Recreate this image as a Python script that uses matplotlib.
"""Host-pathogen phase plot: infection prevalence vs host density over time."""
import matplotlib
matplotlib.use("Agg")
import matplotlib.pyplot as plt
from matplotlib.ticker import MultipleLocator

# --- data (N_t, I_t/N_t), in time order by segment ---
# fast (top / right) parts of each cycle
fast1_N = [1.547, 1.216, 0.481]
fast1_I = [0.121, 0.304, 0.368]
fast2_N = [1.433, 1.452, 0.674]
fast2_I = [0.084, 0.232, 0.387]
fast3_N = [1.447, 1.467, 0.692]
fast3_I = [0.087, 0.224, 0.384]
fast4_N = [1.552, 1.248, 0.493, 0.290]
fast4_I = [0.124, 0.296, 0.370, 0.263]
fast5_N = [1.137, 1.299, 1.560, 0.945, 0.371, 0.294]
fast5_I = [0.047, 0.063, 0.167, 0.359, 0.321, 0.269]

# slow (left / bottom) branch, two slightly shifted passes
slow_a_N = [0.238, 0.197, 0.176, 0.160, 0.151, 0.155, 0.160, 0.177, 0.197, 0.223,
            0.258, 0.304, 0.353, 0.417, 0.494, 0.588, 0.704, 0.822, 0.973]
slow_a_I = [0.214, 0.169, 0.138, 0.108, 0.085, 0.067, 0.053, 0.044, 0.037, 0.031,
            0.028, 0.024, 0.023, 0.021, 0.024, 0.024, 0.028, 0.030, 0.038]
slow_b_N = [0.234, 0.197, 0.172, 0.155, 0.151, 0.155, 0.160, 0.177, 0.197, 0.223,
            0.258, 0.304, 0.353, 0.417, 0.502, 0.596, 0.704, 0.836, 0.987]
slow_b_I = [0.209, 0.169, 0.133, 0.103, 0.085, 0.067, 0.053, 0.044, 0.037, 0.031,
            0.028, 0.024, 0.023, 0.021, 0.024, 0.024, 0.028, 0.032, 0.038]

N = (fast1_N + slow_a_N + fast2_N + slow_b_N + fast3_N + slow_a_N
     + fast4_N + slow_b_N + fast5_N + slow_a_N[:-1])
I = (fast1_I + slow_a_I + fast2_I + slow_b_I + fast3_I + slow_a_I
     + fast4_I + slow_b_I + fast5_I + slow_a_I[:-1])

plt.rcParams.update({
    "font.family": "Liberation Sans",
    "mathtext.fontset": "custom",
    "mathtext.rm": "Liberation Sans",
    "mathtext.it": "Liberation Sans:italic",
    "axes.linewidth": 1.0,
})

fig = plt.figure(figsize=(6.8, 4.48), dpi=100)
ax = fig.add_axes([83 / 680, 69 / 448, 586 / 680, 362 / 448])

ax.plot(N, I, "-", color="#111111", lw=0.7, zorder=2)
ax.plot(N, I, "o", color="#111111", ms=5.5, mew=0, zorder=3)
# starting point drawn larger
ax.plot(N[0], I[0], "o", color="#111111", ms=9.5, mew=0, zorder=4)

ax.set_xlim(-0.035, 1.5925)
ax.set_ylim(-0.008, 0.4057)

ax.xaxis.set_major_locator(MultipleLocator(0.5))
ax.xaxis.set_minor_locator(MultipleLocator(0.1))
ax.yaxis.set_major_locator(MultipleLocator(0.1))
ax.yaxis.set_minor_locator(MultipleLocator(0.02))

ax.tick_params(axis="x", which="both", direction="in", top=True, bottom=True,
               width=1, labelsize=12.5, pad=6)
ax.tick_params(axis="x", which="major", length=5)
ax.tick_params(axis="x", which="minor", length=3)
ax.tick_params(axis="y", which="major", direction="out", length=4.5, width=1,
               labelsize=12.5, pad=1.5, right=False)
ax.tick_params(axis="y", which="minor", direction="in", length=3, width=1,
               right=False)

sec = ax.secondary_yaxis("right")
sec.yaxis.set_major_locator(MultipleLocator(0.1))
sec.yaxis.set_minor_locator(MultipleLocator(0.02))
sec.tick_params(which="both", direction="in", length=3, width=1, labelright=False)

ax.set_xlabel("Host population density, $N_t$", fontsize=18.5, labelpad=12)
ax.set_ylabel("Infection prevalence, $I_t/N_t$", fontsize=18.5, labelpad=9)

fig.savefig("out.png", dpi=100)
○ ○ ○ ○
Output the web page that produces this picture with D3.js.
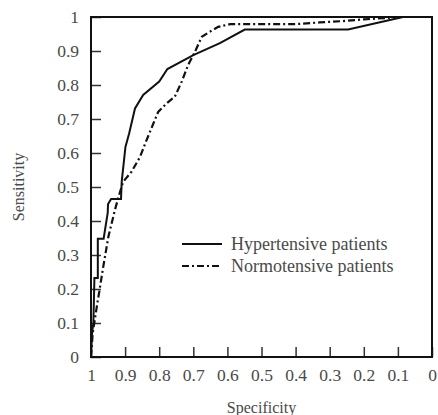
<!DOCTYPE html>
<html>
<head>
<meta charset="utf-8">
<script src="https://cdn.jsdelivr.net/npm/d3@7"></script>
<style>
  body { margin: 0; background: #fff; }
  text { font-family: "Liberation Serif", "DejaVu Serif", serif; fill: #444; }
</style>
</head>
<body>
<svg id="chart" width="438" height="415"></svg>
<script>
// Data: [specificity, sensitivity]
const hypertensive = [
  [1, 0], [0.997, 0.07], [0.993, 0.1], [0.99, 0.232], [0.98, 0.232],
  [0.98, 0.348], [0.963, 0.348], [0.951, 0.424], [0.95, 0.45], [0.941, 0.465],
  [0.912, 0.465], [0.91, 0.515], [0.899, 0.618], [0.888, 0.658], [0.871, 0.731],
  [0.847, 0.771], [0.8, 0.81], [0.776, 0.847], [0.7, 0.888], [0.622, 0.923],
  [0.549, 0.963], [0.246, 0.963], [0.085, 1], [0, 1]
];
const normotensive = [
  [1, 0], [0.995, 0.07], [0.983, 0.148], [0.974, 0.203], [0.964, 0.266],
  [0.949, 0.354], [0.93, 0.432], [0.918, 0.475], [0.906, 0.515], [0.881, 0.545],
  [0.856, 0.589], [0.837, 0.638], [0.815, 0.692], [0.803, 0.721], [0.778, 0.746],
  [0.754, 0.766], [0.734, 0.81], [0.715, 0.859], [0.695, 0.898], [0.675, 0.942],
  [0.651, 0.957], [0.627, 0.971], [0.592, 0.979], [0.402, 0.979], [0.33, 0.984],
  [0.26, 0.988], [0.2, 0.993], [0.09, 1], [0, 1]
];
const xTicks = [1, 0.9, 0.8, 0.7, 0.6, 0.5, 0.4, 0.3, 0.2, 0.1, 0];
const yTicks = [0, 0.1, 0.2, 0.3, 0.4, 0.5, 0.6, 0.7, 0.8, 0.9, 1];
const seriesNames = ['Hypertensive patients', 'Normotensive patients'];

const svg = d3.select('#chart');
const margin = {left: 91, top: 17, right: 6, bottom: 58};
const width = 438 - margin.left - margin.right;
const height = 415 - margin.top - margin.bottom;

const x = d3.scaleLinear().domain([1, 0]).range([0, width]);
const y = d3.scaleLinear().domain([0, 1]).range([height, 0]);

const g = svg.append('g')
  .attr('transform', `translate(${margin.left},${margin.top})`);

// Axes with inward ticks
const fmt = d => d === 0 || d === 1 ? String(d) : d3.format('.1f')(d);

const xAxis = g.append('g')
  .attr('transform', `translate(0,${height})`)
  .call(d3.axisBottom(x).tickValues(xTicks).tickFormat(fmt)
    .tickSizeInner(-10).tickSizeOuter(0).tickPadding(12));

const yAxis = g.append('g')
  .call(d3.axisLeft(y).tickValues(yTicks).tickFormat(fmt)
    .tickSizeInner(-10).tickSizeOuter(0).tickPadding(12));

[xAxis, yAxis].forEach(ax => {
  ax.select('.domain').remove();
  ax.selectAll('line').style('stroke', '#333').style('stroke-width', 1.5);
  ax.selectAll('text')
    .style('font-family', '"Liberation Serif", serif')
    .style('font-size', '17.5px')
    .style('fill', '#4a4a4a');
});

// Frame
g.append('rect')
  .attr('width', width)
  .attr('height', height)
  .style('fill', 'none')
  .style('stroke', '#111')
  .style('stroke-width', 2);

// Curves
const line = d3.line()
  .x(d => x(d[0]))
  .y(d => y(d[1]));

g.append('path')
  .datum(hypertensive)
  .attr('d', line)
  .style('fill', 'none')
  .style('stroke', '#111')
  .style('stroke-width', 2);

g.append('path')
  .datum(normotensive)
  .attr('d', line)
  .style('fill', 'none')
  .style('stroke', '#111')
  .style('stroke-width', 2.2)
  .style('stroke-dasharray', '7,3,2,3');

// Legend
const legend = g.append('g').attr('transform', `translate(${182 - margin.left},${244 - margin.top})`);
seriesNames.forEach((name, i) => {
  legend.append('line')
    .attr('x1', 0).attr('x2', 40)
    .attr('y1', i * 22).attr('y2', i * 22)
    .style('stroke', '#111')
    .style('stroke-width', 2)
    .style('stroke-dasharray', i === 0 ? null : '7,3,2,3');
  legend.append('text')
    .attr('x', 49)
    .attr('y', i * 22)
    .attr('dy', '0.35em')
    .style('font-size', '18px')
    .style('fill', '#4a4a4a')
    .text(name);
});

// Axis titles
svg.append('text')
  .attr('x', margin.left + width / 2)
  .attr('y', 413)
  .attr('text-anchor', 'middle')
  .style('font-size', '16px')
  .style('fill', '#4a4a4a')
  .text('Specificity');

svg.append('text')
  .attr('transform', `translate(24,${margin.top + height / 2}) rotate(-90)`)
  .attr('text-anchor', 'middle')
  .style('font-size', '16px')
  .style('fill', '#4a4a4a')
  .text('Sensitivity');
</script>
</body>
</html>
○ ○ ○ ○
-- The task --
Locate and copy each line in the data above that includes the word "script".

-- Solution below --
Recreate this image as a Python script that uses matplotlib.
<script src="https://cdn.jsdelivr.net/npm/d3@7"></script>
<script>
</script>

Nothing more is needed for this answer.